Drummond cited a passage from his liner notes for “Duke’s Place” to convey just how captivating Mraz could be.

“I remember vividly playing with him years ago with the pianist Steve Kuhn,” he wrote in those notes, “and George’s bass solos had me so transfixed that I found myself forgetting to come back in to play.”

Jiri Mraz — “George” was an Americanization — was born Sept. 9, 1944, in Pisek, in what is now the Czech Republic. When he was 12 or 13, he stumbled on Louis Armstrong on a Voice of America broadcast.

“I couldn’t figure out the music,” he told Bass Musician magazine in 2009, “and wondered how someone with a voice like Satchmo’s got away with singing like that. The music made me feel good, and I liked it better than a lot of other things I had heard. That’s when I started looking into jazz.”

He studied at the Prague Conservatory, graduating in 1966, and was playing with top jazz groups in his country while a teenager. When the Soviet Union cracked down on liberalization in Prague in the summer of 1968, he was out of the country, playing at a jazz club in Munich. That fall, he accepted a scholarship to Berklee. It was almost a quarter-century before he was able to return to his homeland to perform.

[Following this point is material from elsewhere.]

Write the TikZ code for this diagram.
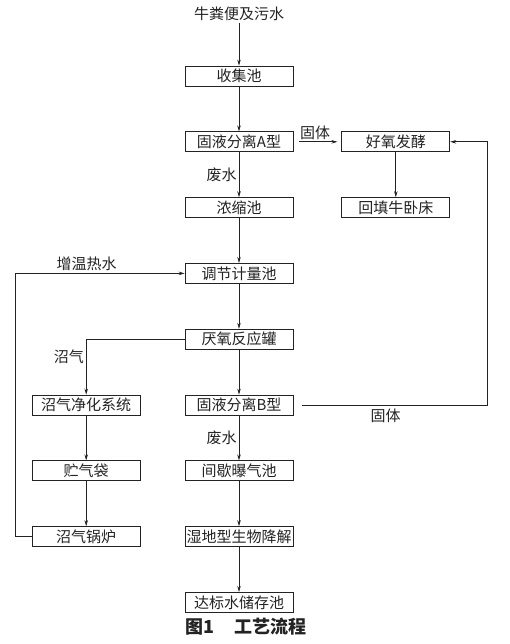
\documentclass[tikz,border=0pt]{standalone}
\usepackage{fontspec}
\setmainfont{Liberation Serif}
\newfontfamily\cjk{Noto Sans CJK SC}
\usetikzlibrary{arrows.meta, positioning}
\definecolor{mydark}{RGB}{35,35,35}
\tikzset{
  box/.style={rectangle, draw=mydark, fill=white,
    minimum width=108pt, minimum height=20pt, inner sep=0pt,
    font=\cjk\fontsize{15}{15}\selectfont, text=mydark, line width=0.8pt},
  lbl/.style={font=\cjk\fontsize{15}{15}\selectfont, text=mydark, inner sep=2pt},
  arrow/.style={-{Stealth[length=6pt,width=3.5pt]}, line width=0.7pt, color=mydark},
  line/.style={line width=0.7pt, color=mydark}
}

\begin{document}
\begin{tikzpicture}[x=1pt, y=-1pt, node distance=45pt]
  \useasboundingbox (0,0) rectangle (510,644);

  % main (right) column
  \node[lbl] (src) at (239,14) {牛粪便及污水};
  \node[box] (collect) at (239,76) {收集池};
  \node[box, below=of collect] (sepA) {固液分离A型};
  \node[box, below=of sepA] (thicken) {浓缩池};
  \node[box, below=of thicken] (regulate) {调节计量池};
  \node[box, below=of regulate] (anaer) {厌氧反应罐};
  \node[box, below=of anaer] (sepB) {固液分离B型};
  \node[box, below=of sepB] (aerate) {间歇曝气池};
  \node[box, below=of aerate] (wetland) {湿地型生物降解};
  \node[box, below=of wetland] (storage) {达标水储存池};

  % biogas (left) column
  \node[box, left=44pt of sepB] (purify) {沼气净化系统};
  \node[box, below=of purify] (gasbag) {贮气袋};
  \node[box, below=of gasbag] (boiler) {沼气锅炉};

  % solids
  \node[box, right=48pt of sepA] (ferment) {好氧发酵};
  \node[box, below=of ferment] (backfill) {回填牛卧床};

  \draw[arrow] (src) -- (collect);
  \draw[arrow] (collect) -- (sepA);
  \draw[arrow] (sepA) -- node[lbl, left]{废水} (thicken);
  \draw[arrow] (thicken) -- (regulate);
  \draw[arrow] (regulate) -- (anaer);
  \draw[arrow] (anaer) -- (sepB);
  \draw[arrow] (sepB) -- node[lbl, left]{废水} (aerate);
  \draw[arrow] (aerate) -- (wetland);
  \draw[arrow] (wetland) -- (storage);

  \draw[arrow, shorten <=6pt, shorten >=4pt] (sepA) -- node[lbl, above, pos=0.45]{固体} (ferment);
  \draw[arrow] (ferment) -- (backfill);
  \draw[arrow] ([xshift=9pt]sepB.east) -- node[lbl, below=2pt, pos=0.45]{固体} ++(185,0) |- (ferment.east);

  \draw[arrow] (anaer.west) -| node[lbl, left, pos=0.66]{沼气} (purify);
  \draw[arrow] (purify) -- (gasbag);
  \draw[arrow] (gasbag) -- (boiler);
  \draw[arrow] (boiler.west) -- ++(-16,0) |- node[lbl, above, pos=0.71]{增温热水} (regulate.west);

  \node[font=\cjk\bfseries\fontsize{18}{18}\selectfont, text=mydark] (caption) at (246,627) {图1\hspace{20pt}工艺流程};
\end{tikzpicture}
\end{document}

He became a U.S. citizen in 1975.

As an accompanist, Mraz was expert at complementing whoever was front and center, as in 1982 when he backed singer Carol Sloane at the club Village West.

“She uses vibrato to give each song a rhythmic pulse, and she knowingly savors every curve she adds to a melody,” Jon Pareles wrote in a review in The New York Times. “Mr. Mraz’s warm, legato bass lines gave her plenty to swing on.”

Mraz was schooled in classical music and would practice it as a conservatory student, but he said he rarely practiced jazz while a student or in later years. “Mostly I learned everything on the bandstand,” he said.

He had a knack for accommodating a variety of players and their demands. “There are so many different styles to consider, and I always just try to just fit with what’s happening musically around me,” he told Bass Musician. “It’s a very natural thing for me.”

The collapse of the Soviet Union gave Mraz a chance to return to his home country, and to step to the fore as bandleader.

“It’s not easy to decide how to put a band together,” he told The Boston Globe in 1999. “But I needed a group when I went to Prague in 1991, for the first time in 25 years, to play at a festival.”

His approach as bandleader was laid back.

“You can never tell people exactly what to do,” he said. “So you just try to find a way to work your concepts into the music, as well as their concepts, and just let them do what they do.”

A full list of Mraz’s survivors was not immediately available.

When not playing music, Mraz would sometimes pursue his hobby, fly-fishing, in the rivers and streams of upstate New York.

“I catch mostly trout and throw most of them back, though I keep one or two a year just to assure myself I’m not completely crazy,” he told the Globe. “The biggest I’ve caught was 2 feet long, and I let him go — he was too beautiful.”